Marlborough District Council assets and services manager Mark Wheeler said yesterday that a hearing had been scheduled on March 19 to consider the submissions.
He said council staff had gone to some length to ensure Surrey St residents were consulted and made aware of the reason for the upgrade and were clearly advised as to how and when to make submissions.
All six Surrey St households had chosen to take part in the process and could be assured their viewpoints would be heard, Mr Wheeler said.
The pump upgrade formed part of the larger Picton sewerage system upgrade.
Surrey St residents said their main concerns were the 7-metre height of the building blocking their views; the proximity of the pump station to Memorial Park Stream; and the health issues caused by the overflow of effluent into the stream.
The new pump station would be larger than the existing one as it was required to handle larger volumes, Mr Wheeler said.
"In extreme storms there would still be some overflow going to the stream, but the capacity had to be increased to reduce this.
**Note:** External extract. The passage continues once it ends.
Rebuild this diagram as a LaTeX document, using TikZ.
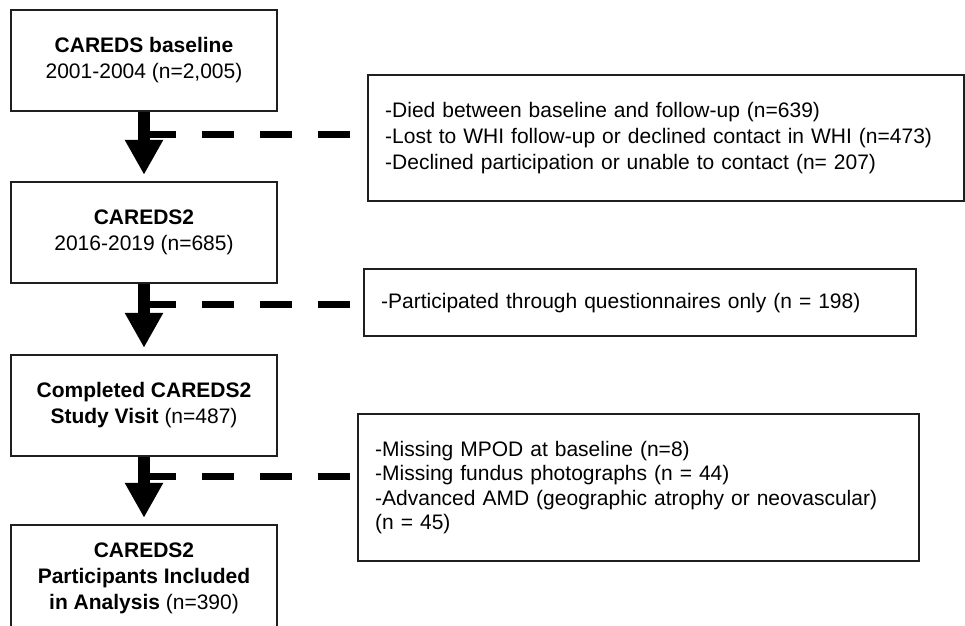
\documentclass[tikz,border=0pt]{standalone}
\usepackage{fontspec}
\setmainfont{Liberation Sans}
\usetikzlibrary{arrows.meta}

\begin{document}
\begin{tikzpicture}[x=1pt, y=-1pt,
    stagebox/.style={draw=black!88, line width=2.4pt, align=center, inner sep=0pt,
      minimum width=266pt, font=\fontsize{21}{26}\selectfont},
    exclbox/.style={draw=black!88, line width=2.4pt, align=left, anchor=north west,
      inner xsep=17pt, inner ysep=0pt, font=\fontsize{21}{26}\selectfont},
    flowarrow/.style={line width=12pt, -{Triangle[width=36pt, length=35pt]}, shorten >=6pt},
    exclline/.style={line width=7pt, dash pattern=on 32pt off 26pt}]
  \useasboundingbox (0,0) rectangle (965,625);
  \clip (0,0) rectangle (965,625);

  %% --- left column: study stages ---
  \node[stagebox, minimum height=101pt] (base) at (144,60.5)
    {\textbf{CAREDS baseline}\\2001-2004 (n=2,005)};
  \node[stagebox, minimum height=101pt] (cards) at (144,232.5)
    {\textbf{CAREDS2}\\2016-2019 (n=685)};
  \node[stagebox, minimum height=101pt] (visit) at (144,405.5)
    {\textbf{Completed CAREDS2}\\\textbf{Study Visit} (n=487)};
  \node[stagebox, minimum height=107pt] (incl) at (144,578.5)
    {\textbf{CAREDS2}\\\textbf{Participants Included}\\\textbf{in Analysis} (n=390)};

  %% --- right column: exclusions ---
  \node[exclbox, text width=562pt, minimum height=126pt] (lost) at (367,74)
    {-Died between baseline and follow-up (n=639)\\
     -Lost to WHI follow-up or declined contact in WHI (n=473)\\
     -Declined participation or unable to contact (n= 207)};
  \node[exclbox, text width=518pt, minimum height=67pt] (quest) at (363,268)
    {-Participated through questionnaires only (n = 198)};
  \node[exclbox, text width=527pt, minimum height=147pt,
        font=\fontsize{21}{24.5}\selectfont] (miss) at (357,413)
    {-Missing MPOD at baseline (n=8)\\
     -Missing fundus photographs (n = 44)\\
     -Advanced AMD (geographic atrophy or neovascular)\\
     (n = 45)};

  %% dashed branches (drawn first, the arrow shafts cover their start)
  \coordinate (d1) at (144,134.5);
  \coordinate (d2) at (144,304);
  \coordinate (d3) at (144,476);
  \draw[exclline] (d1) -- (d1 -| lost.west);
  \draw[exclline] (d2) -- (d2 -| quest.west);
  \draw[exclline] (d3) -- (d3 -| miss.west);

  %% main flow
  \draw[flowarrow] (base.south) -- (cards.north);
  \draw[flowarrow] (cards.south) -- (visit.north);
  \draw[flowarrow] (visit.south) -- (incl.north);
\end{tikzpicture}
\end{document}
At the moment we can get overflows several times a year, the upgrade should reduce incidents to only once every 10 years," Mr Wheeler said.
Surrey St resident David Jones said they had suggested an alternative site for the pump station on the other side of the stream in Memorial Park.
"The new pipeline is running down across the field anyway so why not just adjust the route a little and extend the pipes a bit," he said.
Another Surrey St resident, Kris Poultney, said other sites should be considered.
"Families and visitors use the space and we were told at our meeting with council in October 2013 that other sites were considered. In their report, council, however, says they didn't find it necessary to consider alternative sites, routes or methods. That really annoyed me - is nature, our properties and opinions not reason enough to take the time to consider other sites?" she said.
Mr Wheeler said the alternative site for the pump station suggested by residents was not as viable as the existing site.
Any shift would involve re-location of existing sewer pipelines and the laying of new outfall lines. That would be a major project for Picton and would mean an increase in sewer rates levied on Picton ratepayers, he said.
Residents also suggested the installation of storage tanks at the pump station that overflow could run into instead of the stream.
This would also be problematic, Mr Wheeler said.
"Technically it would be possible, but the tanks would be extremely expensive and look far worse than the proposed building. Costs would be even higher to sink the tanks underground," he said.